2020: tempos e palavras
Valdecir Pascoal
Janeiro é propício a retrospectivas e reflexões sobre o porvir. Seu nome é homenagem a Jano, o deus dos inícios e das mudanças, da mitologia romana, simbolizado por uma cabeça de 2 faces, uma olhando para trás (passado) e outra, para frente (futuro). Na Grécia, Jano estaria relacionado a Cronos, o deus do tempo-quantidade, contado em dias, meses, anos.
É possível um olhar cronológico sobre 2020, mas a dimensão do impacto trazido pela pandemia da Covid-19, ainda longe do final, recomenda enxergá-lo numa perspectiva mais ampla. Esse ano só acabará com a imunização plena dos cidadãos por meio da vacinação. No Brasil, é provável que 2020 – ano bissexto, que já havia nos “brindado” com um dia a mais – acabe engolindo 2021, alçando-nos direto a 2022.
A despeito da relativização do calendário, valho-me da velha tradição de listar palavras que marcaram os últimos dias. O espaço me permite duas.
IMPREVIDÊNCIA – A falta de planejamento ocorreu em escala global. Apesar de todos os avanços da tecnologia e da ciência, os governos falharam ao não se prepararem para algo que só não fora previsto por videntes e quiromantes. Epidemiologistas já prenunciavam o risco da hecatombe sanitária. Entre nós, além da imprevidência crônica, a falta de coordenação central e de planejamento se alastraram às ações nacionais de combate ao vírus. A demora da vacina, a falta de suprimentos, a defesa de alquimias e a postura negacionista em relação às medidas profiláticas são apenas uma amostra da incúria que prolonga a tragédia, custa vidas e retarda a retomada da economia.

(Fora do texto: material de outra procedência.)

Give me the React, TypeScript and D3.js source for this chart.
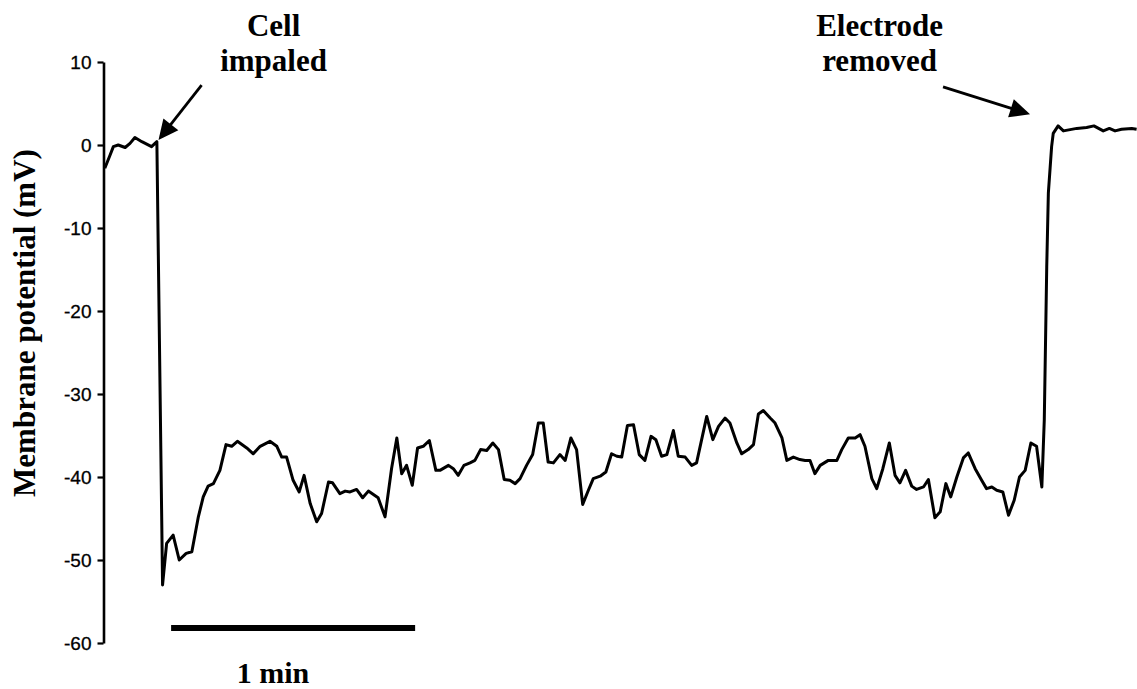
import React, { useRef, useEffect } from 'react'
import * as d3 from 'd3'

// time in seconds from the start of the record, potential in mV
const timeSec = [
  0.2, 1.5, 2.3, 3.5, 5.2, 6.4, 7.6, 9.3, 11.7, 13.0,
  14.4, 15.4, 17.0, 18.5, 20.2, 21.6, 23.2, 24.4, 25.6, 26.9,
  28.5, 30.0, 31.4, 32.8, 35.1, 36.7, 38.4, 40.8, 42.5, 43.7,
  44.9, 46.5, 48.0, 49.2, 50.7, 52.3, 53.5, 55.2, 56.2, 58.0,
  59.3, 60.5, 62.1, 63.6, 65.0, 67.4, 69.1, 70.7, 72.0, 73.2,
  74.4, 75.8, 77.1, 78.5, 80.0, 81.6, 82.6, 84.7, 85.9, 87.1,
  88.5, 90.0, 91.2, 92.6, 94.1, 95.6, 97.0, 98.4, 99.8, 101.1,
  102.3, 103.9, 105.4, 106.8, 108.0, 109.2, 110.5, 112.1, 113.4, 114.8,
  116.2, 117.7, 119.1, 120.3, 122.0, 123.4, 124.8, 126.1, 127.3, 128.7,
  130.2, 131.6, 133.0, 134.5, 135.7, 137.1, 138.4, 140.0, 141.2, 142.9,
  144.5, 145.7, 148.2, 149.7, 151.1, 152.7, 153.9, 155.6, 156.8, 158.4,
  159.7, 160.9, 162.1, 163.8, 165.0, 166.7, 167.9, 169.5, 171.1, 172.4,
  173.6, 174.8, 176.1, 178.1, 180.2, 181.4, 183.0, 184.7, 185.9, 187.1,
  188.8, 190.0, 191.5, 193.1, 194.5, 195.7, 197.1, 198.6, 199.8, 201.5,
  202.7, 204.3, 205.6, 207.0, 208.2, 209.7, 211.3, 212.5, 214.2, 215.8,
  217.0, 218.3, 219.5, 221.0, 222.4, 223.8, 225.1, 226.5, 227.9, 229.3,
  230.6, 231.2, 231.8, 232.2, 233.0, 233.4, 234.6, 235.9, 239.2, 241.6,
  243.4, 245.7, 247.2, 248.6, 250.2, 252.7, 253.9
]
const potentialMv = [
  -2.8, -1.2, -0.2, 0, -0.3, 0.2, 0.9, 0.4, -0.2, 0.4,
  -53.0, -48.0, -47.0, -50.0, -49.2, -49.0, -44.8, -42.4, -41.1, -40.8,
  -39.2, -36.1, -36.3, -35.7, -36.5, -37.2, -36.3, -35.7, -36.3, -37.6,
  -37.6, -40.4, -41.8, -39.8, -43.2, -45.4, -44.4, -40.6, -40.7, -42.0,
  -41.7, -41.8, -41.5, -42.5, -41.7, -42.5, -44.8, -39.0, -35.3, -39.6,
  -38.6, -41.0, -36.5, -36.3, -35.6, -39.2, -39.2, -38.6, -39.0, -39.8,
  -38.6, -38.3, -38.0, -36.7, -36.8, -35.9, -36.7, -40.3, -40.4, -40.8,
  -40.2, -38.6, -37.3, -33.5, -33.5, -38.2, -38.3, -37.3, -38.0, -35.3,
  -36.7, -43.3, -41.6, -40.2, -39.9, -39.4, -37.2, -37.5, -37.6, -33.8,
  -33.7, -37.3, -38.0, -35.1, -35.5, -37.5, -37.3, -34.4, -37.5, -37.6,
  -38.6, -38.3, -32.7, -35.5, -33.9, -32.9, -33.5, -35.9, -37.2, -36.7,
  -36.1, -32.4, -32.0, -32.9, -33.5, -35.3, -38.0, -37.6, -37.9, -38.0,
  -38.0, -39.6, -38.6, -38.0, -38.0, -36.7, -35.3, -35.3, -34.9, -36.3,
  -40.2, -41.4, -39.0, -35.9, -39.8, -40.7, -39.2, -41.1, -41.5, -41.2,
  -40.3, -44.9, -44.2, -40.8, -42.4, -40.0, -37.7, -37.1, -39.0, -40.4,
  -41.4, -41.2, -41.6, -41.8, -44.6, -42.8, -40.0, -39.2, -35.9, -36.3,
  -41.2, -33.1, -14.7, -5.8, -0.2, 1.4, 2.3, 1.7, 2.0, 2.1,
  2.3, 1.7, 2.0, 1.7, 1.9, 2.0, 1.9
]

const yTicks = [10, 0, -10, -20, -30, -40, -50, -60]

// annotations: label lines, and arrow from/to in data units
const annLabels = [['Cell', 'impaled'], ['Electrode', 'removed']]
const annTextT = [41.7, 190.7]
const annArrowFrom = [[24.0, 7.2], [206.3, 7.0]]
const annArrowTo = [[13.4, 0.6], [227.7, 3.7]]

const scaleBarStart = 16.5
const scaleBarLength = 60
const scaleBarLevel = -58.2
const scaleBarLabel = '1 min'

const W = 1137
const H = 689
const serif = '"Liberation Serif", "Times New Roman", serif'

export default function App() {
  const ref = useRef<SVGSVGElement>(null)

  const x = d3.scaleLinear().domain([0, 254]).range([104, 104 + 254 * 4.067])
  const y = d3.scaleLinear().domain([-60, 10]).range([643, 62])

  const data = timeSec.map((t, i) => [t, potentialMv[i]] as [number, number])
  const line = d3.line<[number, number]>()
    .x(d => x(d[0]))
    .y(d => y(d[1]))

  useEffect(() => {
    const svg = d3.select(ref.current)
    const g = svg.select<SVGGElement>('#yaxis')
    g.call(d3.axisLeft(y).tickValues(yTicks).tickSize(6).tickSizeOuter(0).tickPadding(6).tickFormat(d => String(d)))
    g.select('.domain').attr('stroke', '#000').attr('stroke-width', 2.6)
    g.selectAll('.tick line').attr('stroke', '#000').attr('stroke-width', 2.2)
    g.selectAll('.tick text')
      .attr('font-family', '"Liberation Sans", Arial, sans-serif')
      .attr('font-size', 19)
      .attr('fill', '#000')
      .attr('stroke', '#000')
      .attr('stroke-width', 0.3)
  }, [])

  // arrow with a filled triangular head at the "to" end
  const arrow = (i: number) => {
    const x1 = x(annArrowFrom[i][0]), y1 = y(annArrowFrom[i][1])
    const x2 = x(annArrowTo[i][0]), y2 = y(annArrowTo[i][1])
    const len = Math.hypot(x2 - x1, y2 - y1)
    const ux = (x2 - x1) / len, uy = (y2 - y1) / len
    const hl = 20, hw = 9.5
    const bx = x2 - ux * hl, by = y2 - uy * hl
    const pts = [[x2, y2], [bx - uy * hw, by + ux * hw], [bx + uy * hw, by - ux * hw]]
    return (
      <g>
        <line x1={x1} y1={y1} x2={bx + ux * 2} y2={by + uy * 2} stroke="#000" strokeWidth={2.8} />
        <polygon points={pts.map(p => p.join(',')).join(' ')} fill="#000" />
      </g>
    )
  }

  return (
    <svg ref={ref} width={W} height={H} style={{ position: 'absolute', left: 0, top: 0, background: '#fff' }}>
      <g id="yaxis" transform="translate(103.5,0)" />
      <text transform={`translate(35,${(143 + 503) / 2}) rotate(-90)`} textAnchor="middle"
        fontFamily={serif} fontWeight="bold" fontSize={31}>
        Membrane potential (mV)
      </text>
      <path d={line(data) || ''} fill="none" stroke="#000" strokeWidth={3} strokeLinejoin="round" />
      {annLabels.map((lines, i) => (
        <g key={i}>
          {lines.map((s, j) => (
            <text key={j} x={x(annTextT[i])} y={36 + j * 35} textAnchor="middle"
              fontFamily={serif} fontWeight="bold" fontSize={31}>
              {s}
            </text>
          ))}
          {arrow(i)}
        </g>
      ))}
      <line x1={x(scaleBarStart)} x2={x(scaleBarStart + scaleBarLength)} y1={y(scaleBarLevel)} y2={y(scaleBarLevel)}
        stroke="#000" strokeWidth={6} />
      <text x={273} y={683} textAnchor="middle" fontFamily={serif} fontWeight="bold" fontSize={30}>
        {scaleBarLabel}
      </text>
    </svg>
  )
}
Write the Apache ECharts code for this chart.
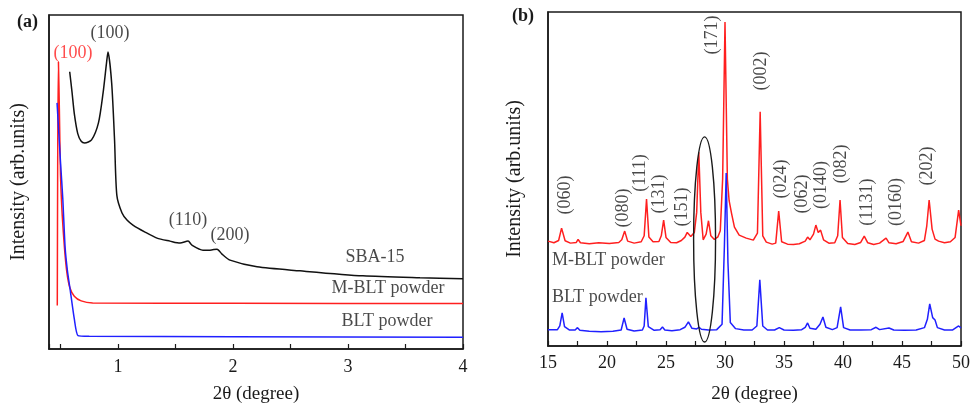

DESIGUALDADE – A desigualdade é a raiz dos maiores problemas nacionais. A pandemia agrava esse fosso em todas as suas dimensões: de classe, de raça, de gênero e regional. O distanciamento não é só físico, ele se manifesta também na exacerbação do racismo, do feminicídio e do darwinismo digital no acesso à educação. Com o fim do auxílio emergencial, a pobreza alcançará patamar inédito. Ouçamos o recado de Brecht: “Do rio que tudo arrasta se diz que é violento. Mas ninguém diz violentas as margens que o comprimem”. Renda Mínima, reforço do SUS, educação de qualidade e um estado mais probo e eficiente são medidas para alargar as margens do rio da dignidade e da cidadania.
Volto ao tempo, agora na perspectiva Kairós, que, na mitologia grega, traduz-se em oportunidade. É o mesmo tempo-qualidade do Eclesiastes. É tempo de aprender com o passado e produzir as vacinas e os remédios fundamentais que nos garantam a saúde, a ternura do abraço e um maior bem-estar social. Estamos à altura?